#### DATA SHOWN ####

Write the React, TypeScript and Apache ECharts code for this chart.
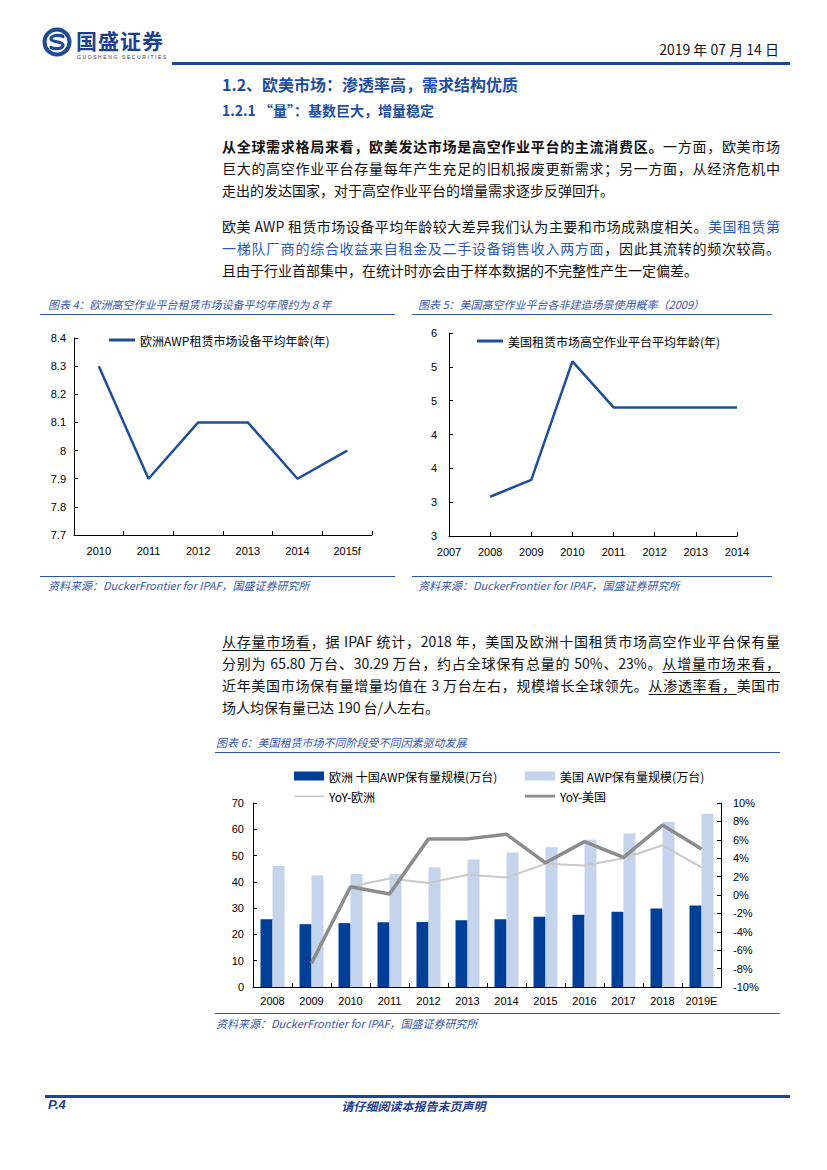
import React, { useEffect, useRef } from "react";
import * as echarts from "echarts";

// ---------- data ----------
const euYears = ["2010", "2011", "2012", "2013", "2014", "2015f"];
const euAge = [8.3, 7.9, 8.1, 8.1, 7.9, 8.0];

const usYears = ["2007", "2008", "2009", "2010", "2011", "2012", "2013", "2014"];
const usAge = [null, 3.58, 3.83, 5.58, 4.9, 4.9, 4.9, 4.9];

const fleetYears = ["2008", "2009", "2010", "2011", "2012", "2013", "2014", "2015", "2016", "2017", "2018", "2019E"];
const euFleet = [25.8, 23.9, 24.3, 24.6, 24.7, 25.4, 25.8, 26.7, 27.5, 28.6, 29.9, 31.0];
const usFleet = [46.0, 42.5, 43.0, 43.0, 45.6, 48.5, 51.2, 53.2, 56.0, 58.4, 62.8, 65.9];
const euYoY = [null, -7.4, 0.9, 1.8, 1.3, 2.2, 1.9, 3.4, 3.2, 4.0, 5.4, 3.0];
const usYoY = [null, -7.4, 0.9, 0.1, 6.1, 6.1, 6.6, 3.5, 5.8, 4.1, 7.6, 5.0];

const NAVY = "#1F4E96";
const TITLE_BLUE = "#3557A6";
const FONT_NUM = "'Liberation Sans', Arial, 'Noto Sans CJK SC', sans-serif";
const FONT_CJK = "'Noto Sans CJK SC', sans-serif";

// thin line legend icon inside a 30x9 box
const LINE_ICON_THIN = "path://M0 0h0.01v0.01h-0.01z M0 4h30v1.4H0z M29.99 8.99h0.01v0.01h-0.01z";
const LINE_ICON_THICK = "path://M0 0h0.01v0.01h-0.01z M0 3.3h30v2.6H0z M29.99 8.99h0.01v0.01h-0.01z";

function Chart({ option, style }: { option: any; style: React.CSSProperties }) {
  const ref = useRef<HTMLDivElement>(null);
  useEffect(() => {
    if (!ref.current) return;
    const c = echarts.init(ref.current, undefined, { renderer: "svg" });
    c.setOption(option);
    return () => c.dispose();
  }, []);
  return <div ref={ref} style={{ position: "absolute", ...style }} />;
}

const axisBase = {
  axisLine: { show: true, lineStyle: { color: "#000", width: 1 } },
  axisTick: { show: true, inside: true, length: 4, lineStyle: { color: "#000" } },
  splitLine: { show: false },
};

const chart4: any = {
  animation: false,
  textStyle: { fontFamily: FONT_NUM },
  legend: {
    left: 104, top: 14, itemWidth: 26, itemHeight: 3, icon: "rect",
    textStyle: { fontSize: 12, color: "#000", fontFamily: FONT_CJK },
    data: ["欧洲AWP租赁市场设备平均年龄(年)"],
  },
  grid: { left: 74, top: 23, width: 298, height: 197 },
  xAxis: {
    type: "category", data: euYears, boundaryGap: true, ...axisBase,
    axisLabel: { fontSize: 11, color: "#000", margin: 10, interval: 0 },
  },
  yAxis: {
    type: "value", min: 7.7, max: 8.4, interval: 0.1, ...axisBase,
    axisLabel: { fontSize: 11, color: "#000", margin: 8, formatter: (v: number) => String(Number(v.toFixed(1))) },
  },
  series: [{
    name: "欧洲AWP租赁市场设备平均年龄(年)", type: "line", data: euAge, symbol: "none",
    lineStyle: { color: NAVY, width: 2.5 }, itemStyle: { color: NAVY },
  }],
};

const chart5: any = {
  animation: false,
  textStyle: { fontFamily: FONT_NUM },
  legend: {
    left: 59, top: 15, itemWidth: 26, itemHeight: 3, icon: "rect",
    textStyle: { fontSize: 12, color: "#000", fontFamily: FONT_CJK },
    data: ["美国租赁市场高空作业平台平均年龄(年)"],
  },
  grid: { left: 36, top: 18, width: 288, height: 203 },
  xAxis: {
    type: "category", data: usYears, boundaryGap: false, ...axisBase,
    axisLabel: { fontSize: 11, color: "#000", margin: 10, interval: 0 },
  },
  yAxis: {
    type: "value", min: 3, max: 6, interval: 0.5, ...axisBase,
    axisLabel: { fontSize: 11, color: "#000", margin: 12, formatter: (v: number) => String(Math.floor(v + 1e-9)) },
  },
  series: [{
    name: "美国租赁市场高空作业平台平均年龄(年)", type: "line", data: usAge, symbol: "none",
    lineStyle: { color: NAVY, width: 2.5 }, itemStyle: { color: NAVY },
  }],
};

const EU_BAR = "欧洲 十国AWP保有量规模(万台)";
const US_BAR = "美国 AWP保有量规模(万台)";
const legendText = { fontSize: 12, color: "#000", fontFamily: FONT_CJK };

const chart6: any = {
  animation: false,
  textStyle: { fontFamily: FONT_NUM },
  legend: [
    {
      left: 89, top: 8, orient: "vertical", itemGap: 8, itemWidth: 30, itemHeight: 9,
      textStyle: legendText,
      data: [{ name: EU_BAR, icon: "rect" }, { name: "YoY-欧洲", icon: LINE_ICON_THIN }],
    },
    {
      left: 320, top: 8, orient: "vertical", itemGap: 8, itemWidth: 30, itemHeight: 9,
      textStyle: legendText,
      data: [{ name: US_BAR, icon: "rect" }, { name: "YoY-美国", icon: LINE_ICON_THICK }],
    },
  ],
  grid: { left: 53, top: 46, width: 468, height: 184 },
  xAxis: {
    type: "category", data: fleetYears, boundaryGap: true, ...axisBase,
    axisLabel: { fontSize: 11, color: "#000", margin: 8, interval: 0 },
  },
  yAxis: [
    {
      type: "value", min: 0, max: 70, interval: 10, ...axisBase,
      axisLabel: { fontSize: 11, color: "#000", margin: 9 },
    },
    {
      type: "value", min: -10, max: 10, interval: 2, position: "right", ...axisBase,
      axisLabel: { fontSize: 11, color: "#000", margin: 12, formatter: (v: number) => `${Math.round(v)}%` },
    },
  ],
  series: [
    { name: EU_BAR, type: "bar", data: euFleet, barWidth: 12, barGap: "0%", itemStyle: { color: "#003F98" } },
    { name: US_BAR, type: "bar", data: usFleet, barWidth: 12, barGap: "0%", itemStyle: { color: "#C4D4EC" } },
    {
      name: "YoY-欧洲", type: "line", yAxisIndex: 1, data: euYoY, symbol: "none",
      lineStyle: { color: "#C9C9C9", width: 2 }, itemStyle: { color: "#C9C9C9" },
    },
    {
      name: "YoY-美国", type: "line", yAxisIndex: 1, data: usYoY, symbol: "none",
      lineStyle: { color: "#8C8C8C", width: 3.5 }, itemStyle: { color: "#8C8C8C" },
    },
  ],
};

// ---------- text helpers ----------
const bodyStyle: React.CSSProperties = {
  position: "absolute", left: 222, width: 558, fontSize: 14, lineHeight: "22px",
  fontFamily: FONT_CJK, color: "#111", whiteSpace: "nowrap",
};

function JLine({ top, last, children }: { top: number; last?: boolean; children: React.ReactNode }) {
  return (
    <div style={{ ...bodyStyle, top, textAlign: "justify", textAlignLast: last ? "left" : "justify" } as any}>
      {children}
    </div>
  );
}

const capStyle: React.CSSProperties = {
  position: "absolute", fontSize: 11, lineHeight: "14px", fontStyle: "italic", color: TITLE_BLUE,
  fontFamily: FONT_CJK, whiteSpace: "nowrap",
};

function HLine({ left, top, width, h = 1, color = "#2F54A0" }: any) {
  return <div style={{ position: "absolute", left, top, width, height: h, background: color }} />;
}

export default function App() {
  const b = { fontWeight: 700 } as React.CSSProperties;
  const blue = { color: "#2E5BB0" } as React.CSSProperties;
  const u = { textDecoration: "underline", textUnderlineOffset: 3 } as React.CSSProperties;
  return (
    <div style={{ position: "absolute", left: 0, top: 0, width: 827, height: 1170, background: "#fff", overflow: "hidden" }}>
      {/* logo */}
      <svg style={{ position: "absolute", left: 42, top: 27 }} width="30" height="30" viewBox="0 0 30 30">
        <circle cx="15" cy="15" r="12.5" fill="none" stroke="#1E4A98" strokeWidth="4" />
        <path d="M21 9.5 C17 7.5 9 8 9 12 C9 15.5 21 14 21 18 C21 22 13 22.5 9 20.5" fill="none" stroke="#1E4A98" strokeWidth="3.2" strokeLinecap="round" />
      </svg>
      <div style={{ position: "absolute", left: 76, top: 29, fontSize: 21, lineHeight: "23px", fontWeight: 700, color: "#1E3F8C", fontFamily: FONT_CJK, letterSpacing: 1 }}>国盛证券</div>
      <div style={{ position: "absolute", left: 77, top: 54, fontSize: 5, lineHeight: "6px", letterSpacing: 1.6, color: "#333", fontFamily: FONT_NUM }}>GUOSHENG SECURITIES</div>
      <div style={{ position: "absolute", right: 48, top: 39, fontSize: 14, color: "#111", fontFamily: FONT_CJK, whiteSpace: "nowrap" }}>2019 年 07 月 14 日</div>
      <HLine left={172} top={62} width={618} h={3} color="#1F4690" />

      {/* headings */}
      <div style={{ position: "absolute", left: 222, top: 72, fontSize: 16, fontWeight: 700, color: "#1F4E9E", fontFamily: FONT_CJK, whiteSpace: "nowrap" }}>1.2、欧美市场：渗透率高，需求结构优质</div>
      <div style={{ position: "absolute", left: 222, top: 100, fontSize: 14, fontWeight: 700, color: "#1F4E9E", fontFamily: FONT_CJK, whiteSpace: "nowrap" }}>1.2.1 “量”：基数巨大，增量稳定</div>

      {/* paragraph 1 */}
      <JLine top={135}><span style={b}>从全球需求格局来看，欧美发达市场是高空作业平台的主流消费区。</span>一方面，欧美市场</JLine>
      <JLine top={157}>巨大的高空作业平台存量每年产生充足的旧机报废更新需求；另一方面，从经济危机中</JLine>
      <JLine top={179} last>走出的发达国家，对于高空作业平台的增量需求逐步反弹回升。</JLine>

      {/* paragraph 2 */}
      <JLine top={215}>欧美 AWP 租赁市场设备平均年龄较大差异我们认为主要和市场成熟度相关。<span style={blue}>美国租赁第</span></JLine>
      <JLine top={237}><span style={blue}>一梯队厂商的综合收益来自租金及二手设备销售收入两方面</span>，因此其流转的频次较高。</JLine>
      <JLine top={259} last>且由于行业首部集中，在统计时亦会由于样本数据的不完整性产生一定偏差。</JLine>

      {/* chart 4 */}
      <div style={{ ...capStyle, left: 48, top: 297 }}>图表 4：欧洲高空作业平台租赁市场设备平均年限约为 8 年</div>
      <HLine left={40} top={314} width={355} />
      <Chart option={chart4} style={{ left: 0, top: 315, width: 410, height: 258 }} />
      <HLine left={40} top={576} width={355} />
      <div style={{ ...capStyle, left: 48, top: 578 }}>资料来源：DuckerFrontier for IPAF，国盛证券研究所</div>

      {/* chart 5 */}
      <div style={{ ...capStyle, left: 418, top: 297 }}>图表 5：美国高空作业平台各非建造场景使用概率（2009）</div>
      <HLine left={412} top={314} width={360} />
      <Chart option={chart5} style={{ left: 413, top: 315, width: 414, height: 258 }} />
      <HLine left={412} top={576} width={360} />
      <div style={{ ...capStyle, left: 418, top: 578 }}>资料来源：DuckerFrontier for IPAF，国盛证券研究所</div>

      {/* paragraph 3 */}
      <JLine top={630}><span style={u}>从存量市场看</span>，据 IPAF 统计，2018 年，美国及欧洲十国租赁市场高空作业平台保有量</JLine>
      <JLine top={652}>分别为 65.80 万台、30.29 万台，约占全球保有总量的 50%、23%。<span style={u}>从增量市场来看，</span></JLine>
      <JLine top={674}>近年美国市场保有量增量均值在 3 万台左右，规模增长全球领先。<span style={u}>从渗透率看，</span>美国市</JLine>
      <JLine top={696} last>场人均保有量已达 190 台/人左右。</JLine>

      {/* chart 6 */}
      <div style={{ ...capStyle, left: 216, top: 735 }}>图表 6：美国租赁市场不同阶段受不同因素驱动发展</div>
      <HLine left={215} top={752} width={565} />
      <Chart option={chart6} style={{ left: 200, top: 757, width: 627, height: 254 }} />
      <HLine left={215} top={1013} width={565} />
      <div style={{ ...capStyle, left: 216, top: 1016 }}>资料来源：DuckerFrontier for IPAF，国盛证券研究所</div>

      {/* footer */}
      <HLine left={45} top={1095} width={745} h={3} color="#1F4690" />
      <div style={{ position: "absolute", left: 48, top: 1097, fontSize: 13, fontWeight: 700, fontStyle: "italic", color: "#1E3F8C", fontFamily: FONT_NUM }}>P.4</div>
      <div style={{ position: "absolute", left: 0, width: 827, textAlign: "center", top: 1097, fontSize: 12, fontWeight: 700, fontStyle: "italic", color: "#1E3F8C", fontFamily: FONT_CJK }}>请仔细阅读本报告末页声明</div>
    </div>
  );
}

####

EXERCISE DETAILS
Starting at the first line of the material, output exactly the lines up to and including the one with "const euAge = [8.3, 7.9, 8.1, 8.1, 7.9, 8.0];". Do not include the pictures.

OUTPUT OF THE EXERCISE
Write the React, TypeScript and Apache ECharts code for this chart.
import React, { useEffect, useRef } from "react";
import * as echarts from "echarts";

// ---------- data ----------
const euYears = ["2010", "2011", "2012", "2013", "2014", "2015f"];
const euAge = [8.3, 7.9, 8.1, 8.1, 7.9, 8.0];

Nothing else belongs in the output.